The statement noted that ‘major failures in the financial sector and in financial regulation and supervision were fundamental causes of the crisis. Confidence will not be restored until we rebuild trust in our financial system. We will take action to build a stronger, more globally consistent, supervisory and regulatory framework for the future financial sector.

‘Strengthened regulation and supervision must promote propriety, integrity and transparency; guard against risk across the financial system; dampen rather than amplify the financial and economic cycle; reduce reliance on inappropriately risky sources of financing; and discourage excessive risk-taking.’

The G20 leaders have agreed to establish a new Financial Stability Board with a strengthened mandate, as a successor to the Financial Stability Forum, which should collaborate with the International Monetary Fund to provide early warning of macroeconomic and financial risks and the actions needed to address them.

They also promise to ‘reshape our regulatory systems so that our authorities are able to identify and take account of macro-prudential risks; to extend regulation and oversight to all systemically important financial institutions, instruments and markets’, including ‘systemically important hedge funds’. The new regulatory philosophy should also prevent excessive leverage and require buffers of resources to be built up in good times.’

The G20 has effectively delegated action against ‘non-cooperative jurisdictions, including tax havens’ to the Organisation for Economic Co-operation and Development, which has published a list of countries assessed against the international standard for exchange of tax information, saying: ‘We stand ready to deploy sanctions to protect our public finances and financial systems.
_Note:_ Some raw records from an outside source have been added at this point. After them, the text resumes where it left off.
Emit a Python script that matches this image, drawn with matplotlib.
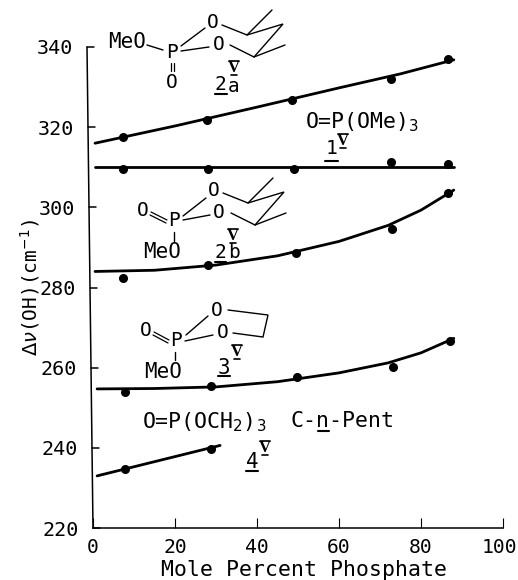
import matplotlib
matplotlib.use("Agg")
import matplotlib.pyplot as plt
from matplotlib.transforms import ScaledTranslation

W, H = 518, 580
FONT = "DejaVu Sans Mono"
plt.rcParams["font.family"] = [FONT, "DejaVu Sans"]
plt.rcParams["mathtext.fontset"] = "dejavusans"

# measured points
x_2a = [7.2, 27.7, 48.5, 72.8, 86.5]
y_2a = [317.5, 321.7, 326.7, 332.0, 337.0]
x_1 = [7.2, 28.0, 49.0, 72.8, 86.5]
y_1 = [309.5, 309.6, 309.6, 311.2, 310.8]
x_2b = [7.3, 28.0, 49.5, 73.0, 86.5]
y_2b = [282.3, 285.5, 288.6, 294.5, 303.5]
x_3 = [7.8, 28.7, 49.7, 73.2, 87.0]
y_3 = [254.0, 255.5, 257.7, 260.2, 266.7]
x_4 = [7.8, 28.7]
y_4 = [234.7, 239.7]

# drawn curves
cx_2a = [0.5, 20, 40, 60, 75, 88]
cy_2a = [316.0, 320.3, 325.0, 329.8, 333.3, 336.8]
cx_1 = [0.5, 88]
cy_1 = [310.0, 310.0]
cx_2b = [0.5, 15, 30, 45, 60, 72, 80, 88]
cy_2b = [284.0, 284.3, 285.6, 287.9, 291.5, 295.5, 299.3, 304.3]
cx_3 = [1, 15, 30, 45, 60, 72, 80, 88]
cy_3 = [254.7, 254.8, 255.2, 256.5, 258.7, 261.2, 263.7, 267.3]
cx_4 = [1, 31]
cy_4 = [233.0, 240.6]

xticks = [0, 20, 40, 60, 80, 100]
yticks = [220, 240, 260, 280, 300, 320, 340]

fig = plt.figure(figsize=(W / 100, H / 100), dpi=100)
L, R, T, B = 93, 503, 47, 528
ax = fig.add_axes([L / W, 1 - B / H, (R - L) / W, (B - T) / H])
ax.set_xlim(0, 100)
ax.set_ylim(220, 340)
for s in ("top", "right", "left"):
    ax.spines[s].set_visible(False)
ax.spines["bottom"].set_linewidth(1.1)
ax.set_xticks(xticks)
ax.set_yticks(yticks)
ax.tick_params(axis="x", direction="in", length=7, width=0.8, labelsize=14.2, pad=7)
ax.tick_params(axis="y", direction="in", length=0, labelsize=14.5, pad=10)
ax.set_xlabel("Mole Percent Phosphate", fontsize=15.5, labelpad=2)
ax.xaxis.label.set_x(0.515)
ax.set_ylabel(r"$\Delta\nu$(OH)(cm$^{-1}$)", fontsize=14, labelpad=-4)

# the printed axis leans: shift each y tick label with its height
for tick, v in zip(ax.yaxis.get_major_ticks(), yticks):
    off = ScaledTranslation(-(v - 220) / 120 * 6 / 100, 0, fig.dpi_scale_trans)
    tick.label1.set_transform(tick.label1.get_transform() + off)
last = ax.xaxis.get_major_ticks()[-1].label1
last.set_transform(last.get_transform() + ScaledTranslation(-0.035, 0, fig.dpi_scale_trans))

for cx, cy in [(cx_2a, cy_2a), (cx_1, cy_1), (cx_2b, cy_2b), (cx_3, cy_3), (cx_4, cy_4)]:
    ax.plot(cx, cy, color="black", lw=2.0, solid_capstyle="round", clip_on=False)
for px, py in [(x_2a, y_2a), (x_1, y_1), (x_2b, y_2b), (x_3, y_3), (x_4, y_4)]:
    ax.plot(px, py, "o", color="black", ms=5.5, ls="none", clip_on=False)

# overlay in image pixels for the drawn structures
ov = fig.add_axes([0, 0, 1, 1], facecolor="none")
ov.set_xlim(0, W)
ov.set_ylim(H, 0)
ov.axis("off")


def seg(*pts, lw=1.0):
    ov.plot([p[0] for p in pts], [p[1] for p in pts], color="black", lw=lw,
            solid_capstyle="round", solid_joinstyle="miter")


def txt(x, y, s, size=14, **kw):
    ov.text(x, y, s, fontsize=size, ha=kw.pop("ha", "center"), va="center", **kw)


def roman(x, y):
    ov.text(x, y, "V", fontsize=12, ha="center", va="center",
            family="Liberation Serif", weight="bold")
    seg((x - 5, y - 7), (x + 5, y - 7), lw=1.2)
    seg((x - 3, y + 7), (x + 3, y + 7), lw=1.2)


def under(x0, x1, y):
    seg((x0, y), (x1, y), lw=1.5)


def chair(o):
    (dx, dy) = o
    seg((222 + dx, 25 + dy), (247 + dx, 35 + dy), (283 + dx, 24 + dy),
        (254 + dx, 57 + dy), (230 + dx, 45 + dy))
    seg((247 + dx, 35 + dy), (272 + dx, 10 + dy))
    seg((254 + dx, 57 + dy), (285 + dx, 45 + dy))


# left axis line and its tick marks
seg((87, 47), (93, 528), lw=1.1)
for v in yticks:
    y_px = B - (v - 220) / 120 * (B - T)
    x_px = 93 - (v - 220) / 120 * 6
    seg((x_px, y_px), (x_px + 7, y_px), lw=1.1)

# 2a
txt(127, 42, "MeO", size=15)
txt(172, 52, "P")
txt(172, 83, "O")
seg((170.5, 63), (170.5, 71), lw=0.9)
seg((174, 63), (174, 71), lw=0.9)
txt(213, 22, "O")
txt(219, 45, "O")
seg((181, 46), (205, 28))
seg((181, 51), (209, 47))
seg((147, 45), (163, 50))
chair((0, 0))
roman(234, 68)
txt(220, 85, "2", size=14)
txt(234, 86, "a", size=14)
under(215, 227, 94)

# 1
txt(362, 122, "O=P(OMe)$_3$", size=15.5)
txt(331, 149, "1", size=14)
under(325, 338, 161)
roman(343, 141)

# 2b
txt(143, 210, "O")
txt(174, 220, "P")
seg((151, 212), (167, 220), lw=0.9)
seg((150, 215), (166, 223), lw=0.9)
seg((174, 232), (174, 241))
txt(162, 252, "MeO", size=15)
txt(214, 190, "O")
txt(219, 213, "O")
seg((183, 216), (206, 198))
seg((183, 220), (210, 215))
chair((1, 168))
roman(233, 236)
txt(220, 253, "2", size=14)
txt(234, 253, "b", size=14)
under(215, 226, 262)

# 3
txt(146, 330, "O")
txt(176, 340, "P")
seg((154, 332), (169, 340), lw=0.9)
seg((153, 335), (168, 343), lw=0.9)
seg((175, 352), (175, 360))
txt(163, 372, "MeO", size=15)
txt(217, 310, "O")
txt(223, 333, "O")
seg((186, 335), (208, 316))
seg((185, 341), (213, 335))
seg((228, 310), (268, 315), (263, 337), (233, 333))
txt(224, 368, "3", size=15)
under(218, 230, 376)
roman(237, 352)

# 4
txt(142, 422, "O=P(OCH$_2$)$_3$", size=15.5, ha="left")
txt(290, 421, "C-n-Pent", size=15.5, ha="left")
under(318, 329, 431)
txt(252, 462, "4", size=15)
under(246, 258, 471)
roman(265, 448)

fig.savefig("out.png", dpi=100)
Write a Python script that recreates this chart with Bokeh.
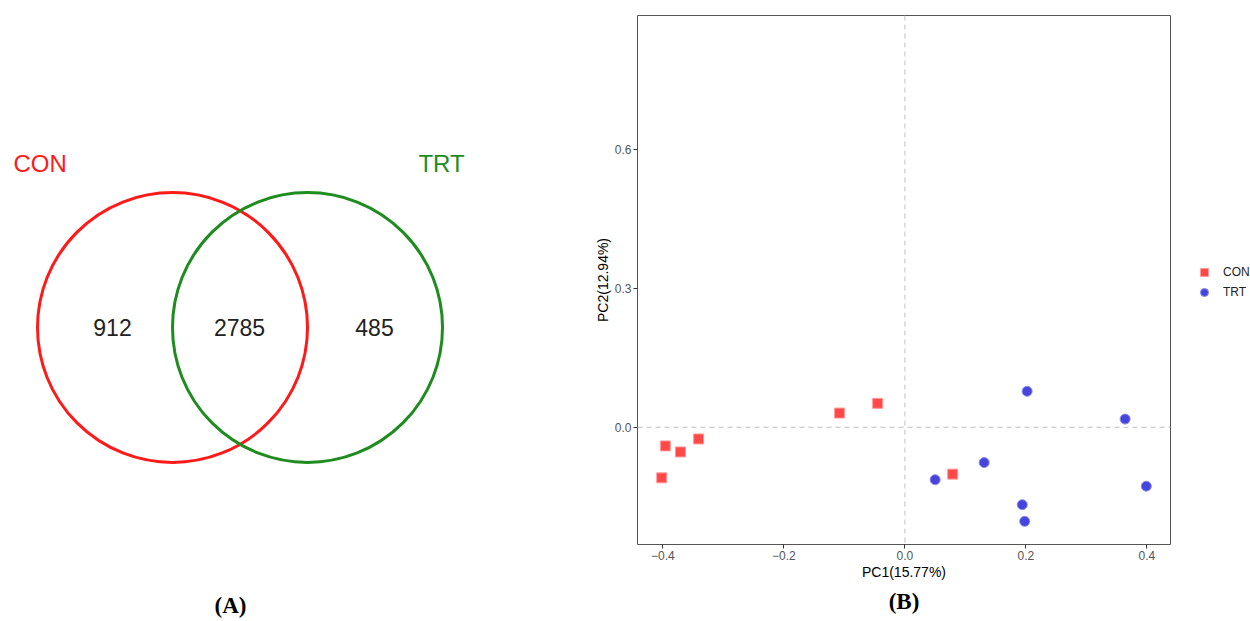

The era of banking secrecy is over.’

Says Aima’s Baker: ‘Last year was the worst year on record for the world’s hedge fund industry, and our members want stability returned to the global economy as much as everyone else. The issue of financial stability is the most important currently facing global policy makers, so we welcome the new Financial Stability Board and look forward to working as closely with it as we have with its predecessor, the Financial Stability Forum.

‘We are determined to do everything we can to assist international policy makers in preventing systemic instability in the future and the most important way we can do that is through the provision of information. If policy makers can get a better sense of concentrations of risk in global financial markets, they will be better placed to prevent future instability.’

He argues that Aima has already taken the initiative by supporting the provision of systemically significant information by large hedge fund managers to their national regulators. The association’s new policy platform published in February stressed its support for a global manager authorisation-supervision template on the lines of the Financial Services Authority’s regime in the UK.

But Baker adds: ‘It is right that systemically significant institutions should be subject to oversight. We would however note the conclusions in his recent review of Lord Turner, who pointed out that hedge fund leverage is typically well below that of banks, about two to three times on average, compared with levels of up to 50 times with some banks.’

He also cites approvingly Turner’s view that today hedge funds in general are not bank-like in their activities, saying: ‘Although we agree that any entity that provides banking services should be regulated as a bank, the vast majority of hedge funds do not fall into this category.

‘The current crisis is a banking crisis and major international reports on it so far have concluded that the hedge fund industry’s role was marginal. Indeed, there is increasing awareness that our industry can play a positive role in assisting the recovery because of the willingness of hedge funds to provide counter-cyclical risk capital. The US has taken the lead in this respect with the Public-Private Investment Program, and we hope that other countries will follow this lead.’